Copy the listing verbatim, excluding any images found in it.
━━━ Collected material
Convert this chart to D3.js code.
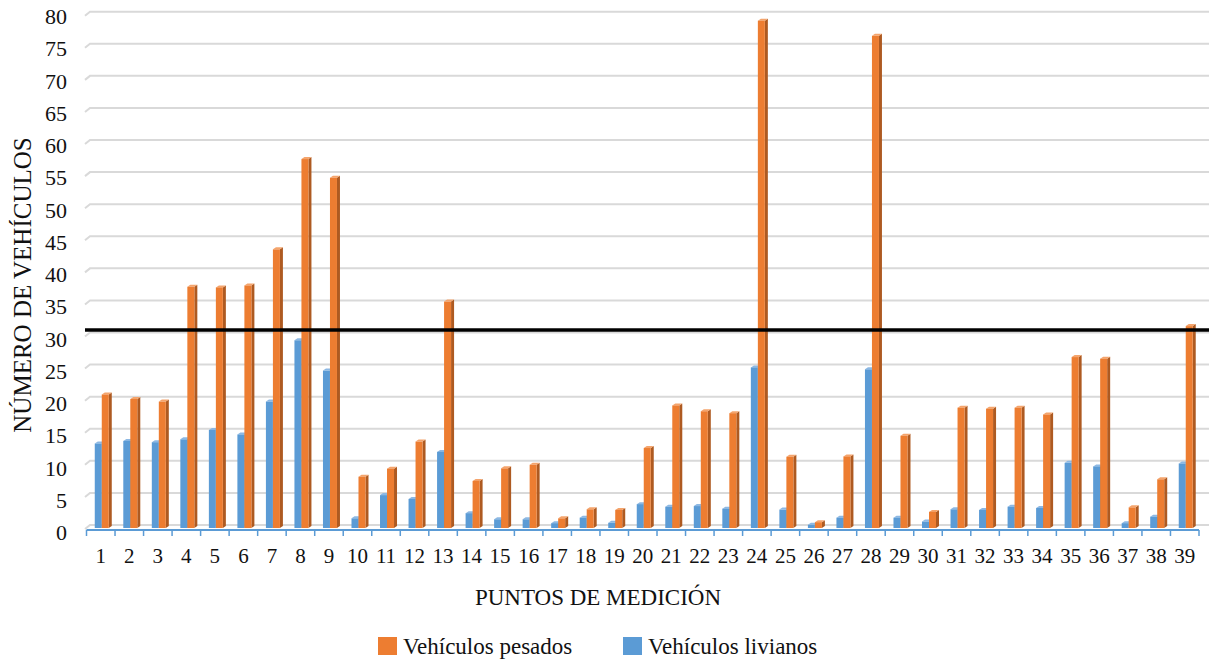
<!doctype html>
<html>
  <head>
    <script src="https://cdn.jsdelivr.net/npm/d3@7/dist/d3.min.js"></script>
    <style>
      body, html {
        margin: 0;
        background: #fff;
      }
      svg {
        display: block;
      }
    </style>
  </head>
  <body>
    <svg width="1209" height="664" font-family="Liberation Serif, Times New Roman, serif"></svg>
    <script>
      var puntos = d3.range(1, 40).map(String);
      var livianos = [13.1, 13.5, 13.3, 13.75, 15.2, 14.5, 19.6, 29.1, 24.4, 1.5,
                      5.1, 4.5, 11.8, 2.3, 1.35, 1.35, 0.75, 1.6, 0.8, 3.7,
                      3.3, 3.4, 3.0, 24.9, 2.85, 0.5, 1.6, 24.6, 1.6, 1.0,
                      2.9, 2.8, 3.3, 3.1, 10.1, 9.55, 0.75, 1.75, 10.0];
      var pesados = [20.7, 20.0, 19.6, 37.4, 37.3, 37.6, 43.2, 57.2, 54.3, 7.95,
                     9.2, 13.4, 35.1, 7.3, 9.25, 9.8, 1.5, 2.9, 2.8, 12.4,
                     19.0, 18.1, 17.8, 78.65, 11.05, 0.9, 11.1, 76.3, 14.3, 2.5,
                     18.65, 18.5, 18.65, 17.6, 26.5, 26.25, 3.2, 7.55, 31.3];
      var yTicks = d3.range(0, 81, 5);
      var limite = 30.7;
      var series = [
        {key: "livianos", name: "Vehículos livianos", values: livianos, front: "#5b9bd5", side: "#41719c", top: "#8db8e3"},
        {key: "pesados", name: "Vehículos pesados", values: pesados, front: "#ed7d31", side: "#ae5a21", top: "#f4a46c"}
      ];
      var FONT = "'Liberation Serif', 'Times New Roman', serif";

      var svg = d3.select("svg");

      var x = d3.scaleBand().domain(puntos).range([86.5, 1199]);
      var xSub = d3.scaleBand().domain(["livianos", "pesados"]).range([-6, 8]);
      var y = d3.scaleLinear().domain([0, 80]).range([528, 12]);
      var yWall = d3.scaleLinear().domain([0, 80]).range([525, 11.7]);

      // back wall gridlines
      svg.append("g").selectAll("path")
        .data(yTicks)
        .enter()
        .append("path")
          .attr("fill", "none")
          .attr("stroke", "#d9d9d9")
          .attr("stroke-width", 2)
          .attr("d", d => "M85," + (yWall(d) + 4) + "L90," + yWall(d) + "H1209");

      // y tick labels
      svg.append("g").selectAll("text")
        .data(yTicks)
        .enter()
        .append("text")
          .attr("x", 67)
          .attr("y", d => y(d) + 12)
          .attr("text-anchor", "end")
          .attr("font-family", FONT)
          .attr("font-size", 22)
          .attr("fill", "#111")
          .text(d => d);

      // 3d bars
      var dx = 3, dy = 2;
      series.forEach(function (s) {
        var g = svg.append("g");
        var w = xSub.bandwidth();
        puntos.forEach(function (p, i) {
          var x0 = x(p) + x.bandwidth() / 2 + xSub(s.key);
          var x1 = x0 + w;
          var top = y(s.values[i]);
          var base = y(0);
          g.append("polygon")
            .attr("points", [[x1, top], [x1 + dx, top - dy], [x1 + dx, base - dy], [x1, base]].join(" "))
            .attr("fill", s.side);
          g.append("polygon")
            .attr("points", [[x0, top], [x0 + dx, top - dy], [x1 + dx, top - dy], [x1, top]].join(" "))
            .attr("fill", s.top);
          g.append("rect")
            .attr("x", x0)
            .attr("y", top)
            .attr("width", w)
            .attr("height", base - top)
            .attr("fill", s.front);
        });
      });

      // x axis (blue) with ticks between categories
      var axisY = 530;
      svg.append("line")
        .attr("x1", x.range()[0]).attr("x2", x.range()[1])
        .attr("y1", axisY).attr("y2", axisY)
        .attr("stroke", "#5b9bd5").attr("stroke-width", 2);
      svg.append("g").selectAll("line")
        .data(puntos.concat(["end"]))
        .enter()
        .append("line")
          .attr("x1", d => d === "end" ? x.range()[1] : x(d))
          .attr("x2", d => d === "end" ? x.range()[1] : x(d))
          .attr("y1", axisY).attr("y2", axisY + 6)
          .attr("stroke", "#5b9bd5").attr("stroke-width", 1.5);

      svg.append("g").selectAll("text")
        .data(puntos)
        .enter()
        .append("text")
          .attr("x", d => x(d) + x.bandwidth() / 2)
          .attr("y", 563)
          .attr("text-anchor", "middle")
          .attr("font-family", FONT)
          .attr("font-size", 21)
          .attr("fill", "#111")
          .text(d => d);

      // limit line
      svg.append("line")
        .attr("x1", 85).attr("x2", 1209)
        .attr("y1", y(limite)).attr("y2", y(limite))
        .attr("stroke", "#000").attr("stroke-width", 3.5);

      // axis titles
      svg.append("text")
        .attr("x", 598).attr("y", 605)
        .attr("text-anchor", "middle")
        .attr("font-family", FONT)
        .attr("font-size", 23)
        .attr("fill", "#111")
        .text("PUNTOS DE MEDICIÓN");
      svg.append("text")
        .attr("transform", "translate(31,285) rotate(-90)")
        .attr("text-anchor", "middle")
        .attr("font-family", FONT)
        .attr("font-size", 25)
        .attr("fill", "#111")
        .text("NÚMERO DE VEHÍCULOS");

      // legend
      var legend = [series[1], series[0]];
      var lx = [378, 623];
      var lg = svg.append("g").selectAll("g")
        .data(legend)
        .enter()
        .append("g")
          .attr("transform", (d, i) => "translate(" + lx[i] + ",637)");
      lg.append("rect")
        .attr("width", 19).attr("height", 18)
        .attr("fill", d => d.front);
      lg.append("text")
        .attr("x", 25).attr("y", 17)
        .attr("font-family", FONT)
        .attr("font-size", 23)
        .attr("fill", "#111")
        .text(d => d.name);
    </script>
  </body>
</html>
━━━━━━
**Result of the exercise**
Convert this chart to D3.js code.
<!doctype html>
<html>
  <head>
    <script src="https://cdn.jsdelivr.net/npm/d3@7/dist/d3.min.js"></script>
    <style>
      body, html {
        margin: 0;
        background: #fff;
      }
      svg {
        display: block;
      }
    </style>
  </head>
  <body>
    <svg width="1209" height="664" font-family="Liberation Serif, Times New Roman, serif"></svg>
    <script>
      var puntos = d3.range(1, 40).map(String);
      var livianos = [13.1, 13.5, 13.3, 13.75, 15.2, 14.5, 19.6, 29.1, 24.4, 1.5,
                      5.1, 4.5, 11.8, 2.3, 1.35, 1.35, 0.75, 1.6, 0.8, 3.7,
                      3.3, 3.4, 3.0, 24.9, 2.85, 0.5, 1.6, 24.6, 1.6, 1.0,
                      2.9, 2.8, 3.3, 3.1, 10.1, 9.55, 0.75, 1.75, 10.0];
      var pesados = [20.7, 20.0, 19.6, 37.4, 37.3, 37.6, 43.2, 57.2, 54.3, 7.95,
                     9.2, 13.4, 35.1, 7.3, 9.25, 9.8, 1.5, 2.9, 2.8, 12.4,
                     19.0, 18.1, 17.8, 78.65, 11.05, 0.9, 11.1, 76.3, 14.3, 2.5,
                     18.65, 18.5, 18.65, 17.6, 26.5, 26.25, 3.2, 7.55, 31.3];
      var yTicks = d3.range(0, 81, 5);
      var limite = 30.7;
      var series = [
        {key: "livianos", name: "Vehículos livianos", values: livianos, front: "#5b9bd5", side: "#41719c", top: "#8db8e3"},
        {key: "pesados", name: "Vehículos pesados", values: pesados, front: "#ed7d31", side: "#ae5a21", top: "#f4a46c"}
      ];
      var FONT = "'Liberation Serif', 'Times New Roman', serif";

      var svg = d3.select("svg");

      var x = d3.scaleBand().domain(puntos).range([86.5, 1199]);
      var xSub = d3.scaleBand().domain(["livianos", "pesados"]).range([-6, 8]);
      var y = d3.scaleLinear().domain([0, 80]).range([528, 12]);
      var yWall = d3.scaleLinear().domain([0, 80]).range([525, 11.7]);

      // back wall gridlines
      svg.append("g").selectAll("path")
        .data(yTicks)
        .enter()
        .append("path")
          .attr("fill", "none")
          .attr("stroke", "#d9d9d9")
          .attr("stroke-width", 2)
          .attr("d", d => "M85," + (yWall(d) + 4) + "L90," + yWall(d) + "H1209");

      // y tick labels
      svg.append("g").selectAll("text")
        .data(yTicks)
        .enter()
        .append("text")
          .attr("x", 67)
          .attr("y", d => y(d) + 12)
          .attr("text-anchor", "end")
          .attr("font-family", FONT)
          .attr("font-size", 22)
          .attr("fill", "#111")
          .text(d => d);

      // 3d bars
      var dx = 3, dy = 2;
      series.forEach(function (s) {
        var g = svg.append("g");
        var w = xSub.bandwidth();
        puntos.forEach(function (p, i) {
          var x0 = x(p) + x.bandwidth() / 2 + xSub(s.key);
          var x1 = x0 + w;
          var top = y(s.values[i]);
          var base = y(0);
          g.append("polygon")
            .attr("points", [[x1, top], [x1 + dx, top - dy], [x1 + dx, base - dy], [x1, base]].join(" "))
            .attr("fill", s.side);
          g.append("polygon")
            .attr("points", [[x0, top], [x0 + dx, top - dy], [x1 + dx, top - dy], [x1, top]].join(" "))
            .attr("fill", s.top);
          g.append("rect")
            .attr("x", x0)
            .attr("y", top)
            .attr("width", w)
            .attr("height", base - top)
            .attr("fill", s.front);
        });
      });

      // x axis (blue) with ticks between categories
      var axisY = 530;
      svg.append("line")
        .attr("x1", x.range()[0]).attr("x2", x.range()[1])
        .attr("y1", axisY).attr("y2", axisY)
        .attr("stroke", "#5b9bd5").attr("stroke-width", 2);
      svg.append("g").selectAll("line")
        .data(puntos.concat(["end"]))
        .enter()
        .append("line")
          .attr("x1", d => d === "end" ? x.range()[1] : x(d))
          .attr("x2", d => d === "end" ? x.range()[1] : x(d))
          .attr("y1", axisY).attr("y2", axisY + 6)
          .attr("stroke", "#5b9bd5").attr("stroke-width", 1.5);

      svg.append("g").selectAll("text")
        .data(puntos)
        .enter()
        .append("text")
          .attr("x", d => x(d) + x.bandwidth() / 2)
          .attr("y", 563)
          .attr("text-anchor", "middle")
          .attr("font-family", FONT)
          .attr("font-size", 21)
          .attr("fill", "#111")
          .text(d => d);

      // limit line
      svg.append("line")
        .attr("x1", 85).attr("x2", 1209)
        .attr("y1", y(limite)).attr("y2", y(limite))
        .attr("stroke", "#000").attr("stroke-width", 3.5);

      // axis titles
      svg.append("text")
        .attr("x", 598).attr("y", 605)
        .attr("text-anchor", "middle")
        .attr("font-family", FONT)
        .attr("font-size", 23)
        .attr("fill", "#111")
        .text("PUNTOS DE MEDICIÓN");
      svg.append("text")
        .attr("transform", "translate(31,285) rotate(-90)")
        .attr("text-anchor", "middle")
        .attr("font-family", FONT)
        .attr("font-size", 25)
        .attr("fill", "#111")
        .text("NÚMERO DE VEHÍCULOS");

      // legend
      var legend = [series[1], series[0]];
      var lx = [378, 623];
      var lg = svg.append("g").selectAll("g")
        .data(legend)
        .enter()
        .append("g")
          .attr("transform", (d, i) => "translate(" + lx[i] + ",637)");
      lg.append("rect")
        .attr("width", 19).attr("height", 18)
        .attr("fill", d => d.front);
      lg.append("text")
        .attr("x", 25).attr("y", 17)
        .attr("font-family", FONT)
        .attr("font-size", 23)
        .attr("fill", "#111")
        .text(d => d.name);
    </script>
  </body>
</html>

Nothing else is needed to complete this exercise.